Repeat all of the material below exactly as written, images excluded.

--- Start of DATA SEGMENT ---

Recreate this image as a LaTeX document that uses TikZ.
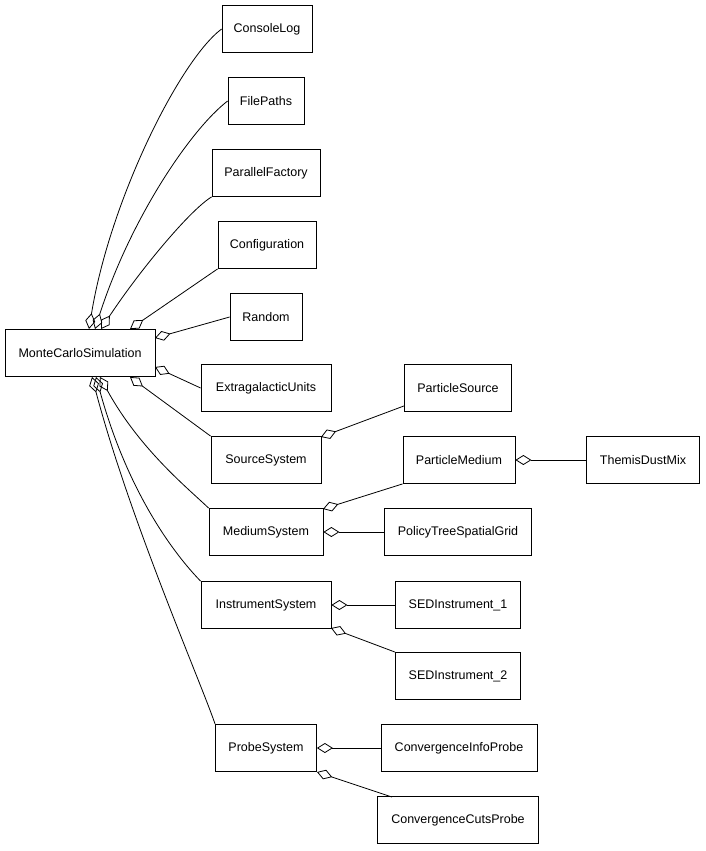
\documentclass[tikz,border=0pt]{standalone}
\usepackage{fontspec}
\setmainfont{Liberation Sans}
\usetikzlibrary{arrows.meta,calc}
\begin{document}
\begin{tikzpicture}[x=1pt,y=-1pt,
 box/.style={draw,thick,inner sep=0pt,minimum height=47pt,font=\fontsize{12.5}{15}\selectfont},
 ag/.style={thick,{Diamond[open,length=16pt,width=10pt]}-}]
\useasboundingbox (0,0) rectangle (706,851);
\node[box,minimum width=150pt] (mcs) at (80,353) {MonteCarloSimulation};
\node[box,minimum width=90pt] (cl) at (267,29) {ConsoleLog};
\node[box,minimum width=76pt] (fp) at (266,101) {FilePaths};
\node[box,minimum width=108pt] (pf) at (266,173) {ParallelFactory};
\node[box,minimum width=98pt] (cf) at (267,245) {Configuration};
\node[box,minimum width=72pt] (rd) at (266,317) {Random};
\node[box,minimum width=130pt] (eu) at (266,388) {ExtragalacticUnits};
\node[box,minimum width=110pt] (ss) at (266,460) {SourceSystem};
\node[box,minimum width=114pt] (ms) at (266,532) {MediumSystem};
\node[box,minimum width=130pt] (is) at (266,605) {InstrumentSystem};
\node[box,minimum width=101pt] (ps) at (266,748) {ProbeSystem};
\node[box,minimum width=107pt] (psrc) at (458,388) {ParticleSource};
\node[box,minimum width=112pt] (pm) at (459,460) {ParticleMedium};
\node[box,minimum width=113pt] (td) at (643,460) {ThemisDustMix};
\node[box,minimum width=147pt] (pt) at (458,532) {PolicyTreeSpatialGrid};
\node[box,minimum width=125pt] (s1) at (458,605) {SEDInstrument\_1};
\node[box,minimum width=125pt] (s2) at (458,676) {SEDInstrument\_2};
\node[box,minimum width=156pt] (ci) at (459,748) {ConvergenceInfoProbe};
\node[box,minimum width=161pt] (cc) at (458,820) {ConvergenceCutsProbe};
\coordinate (a1) at (89,329); \coordinate (a2) at (95,329);
\coordinate (a3) at (101,329); \coordinate (a4) at (130,329);
\coordinate (a5) at (155,338); \coordinate (a6) at (155,367);
\coordinate (b1) at (130,377); \coordinate (b2) at (100,377);
\coordinate (b3) at (96,377); \coordinate (b4) at (92,377);
\coordinate (c1) at (321,437); \coordinate (c2) at (323,509);
\coordinate (c3) at (331,628); \coordinate (c4) at (317,772);
\coordinate (d1) at (392,797);
\draw[ag] (a1) .. controls (110,200) and (180,60) .. (cl.west);
\draw[ag] (a2) .. controls (130,220) and (190,130) .. (fp.west);
\draw[ag] (a3) .. controls (140,270) and (190,210) .. (pf.south west);
\draw[ag] (a4) -- (cf.south west);
\draw[ag] (a5) -- (rd.west);
\draw[ag] (a6) -- (eu.west);
\draw[ag] (b1) -- (ss.north west);
\draw[ag] (b2) .. controls (140,450) and (190,490) .. (ms.north west);
\draw[ag] (b3) .. controls (130,500) and (180,560) .. (is.north west);
\draw[ag] (b4) .. controls (130,520) and (200,680) .. (ps.north west);
\draw[ag] (c1) -- ($(psrc.south west)+(0,-6)$);
\draw[ag] (c2) -- (pm.south west);
\draw[ag] (pm.east) -- (td.west);
\draw[ag] (ms.east) -- (pt.west);
\draw[ag] (is.east) -- (s1.west);
\draw[ag] (c3) -- (s2.north west);
\draw[ag] (ps.east) -- (ci.west);
\draw[ag] (c4) -- (d1);
\end{tikzpicture}
\end{document}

--- End of DATA SEGMENT ---

#### [SOLUTION TO THIS TASK]
Recreate this image as a LaTeX document that uses TikZ.
\documentclass[tikz,border=0pt]{standalone}
\usepackage{fontspec}
\setmainfont{Liberation Sans}
\usetikzlibrary{arrows.meta,calc}
\begin{document}
\begin{tikzpicture}[x=1pt,y=-1pt,
 box/.style={draw,thick,inner sep=0pt,minimum height=47pt,font=\fontsize{12.5}{15}\selectfont},
 ag/.style={thick,{Diamond[open,length=16pt,width=10pt]}-}]
\useasboundingbox (0,0) rectangle (706,851);
\node[box,minimum width=150pt] (mcs) at (80,353) {MonteCarloSimulation};
\node[box,minimum width=90pt] (cl) at (267,29) {ConsoleLog};
\node[box,minimum width=76pt] (fp) at (266,101) {FilePaths};
\node[box,minimum width=108pt] (pf) at (266,173) {ParallelFactory};
\node[box,minimum width=98pt] (cf) at (267,245) {Configuration};
\node[box,minimum width=72pt] (rd) at (266,317) {Random};
\node[box,minimum width=130pt] (eu) at (266,388) {ExtragalacticUnits};
\node[box,minimum width=110pt] (ss) at (266,460) {SourceSystem};
\node[box,minimum width=114pt] (ms) at (266,532) {MediumSystem};
\node[box,minimum width=130pt] (is) at (266,605) {InstrumentSystem};
\node[box,minimum width=101pt] (ps) at (266,748) {ProbeSystem};
\node[box,minimum width=107pt] (psrc) at (458,388) {ParticleSource};
\node[box,minimum width=112pt] (pm) at (459,460) {ParticleMedium};
\node[box,minimum width=113pt] (td) at (643,460) {ThemisDustMix};
\node[box,minimum width=147pt] (pt) at (458,532) {PolicyTreeSpatialGrid};
\node[box,minimum width=125pt] (s1) at (458,605) {SEDInstrument\_1};
\node[box,minimum width=125pt] (s2) at (458,676) {SEDInstrument\_2};
\node[box,minimum width=156pt] (ci) at (459,748) {ConvergenceInfoProbe};
\node[box,minimum width=161pt] (cc) at (458,820) {ConvergenceCutsProbe};
\coordinate (a1) at (89,329); \coordinate (a2) at (95,329);
\coordinate (a3) at (101,329); \coordinate (a4) at (130,329);
\coordinate (a5) at (155,338); \coordinate (a6) at (155,367);
\coordinate (b1) at (130,377); \coordinate (b2) at (100,377);
\coordinate (b3) at (96,377); \coordinate (b4) at (92,377);
\coordinate (c1) at (321,437); \coordinate (c2) at (323,509);
\coordinate (c3) at (331,628); \coordinate (c4) at (317,772);
\coordinate (d1) at (392,797);
\draw[ag] (a1) .. controls (110,200) and (180,60) .. (cl.west);
\draw[ag] (a2) .. controls (130,220) and (190,130) .. (fp.west);
\draw[ag] (a3) .. controls (140,270) and (190,210) .. (pf.south west);
\draw[ag] (a4) -- (cf.south west);
\draw[ag] (a5) -- (rd.west);
\draw[ag] (a6) -- (eu.west);
\draw[ag] (b1) -- (ss.north west);
\draw[ag] (b2) .. controls (140,450) and (190,490) .. (ms.north west);
\draw[ag] (b3) .. controls (130,500) and (180,560) .. (is.north west);
\draw[ag] (b4) .. controls (130,520) and (200,680) .. (ps.north west);
\draw[ag] (c1) -- ($(psrc.south west)+(0,-6)$);
\draw[ag] (c2) -- (pm.south west);
\draw[ag] (pm.east) -- (td.west);
\draw[ag] (ms.east) -- (pt.west);
\draw[ag] (is.east) -- (s1.west);
\draw[ag] (c3) -- (s2.north west);
\draw[ag] (ps.east) -- (ci.west);
\draw[ag] (c4) -- (d1);
\end{tikzpicture}
\end{document}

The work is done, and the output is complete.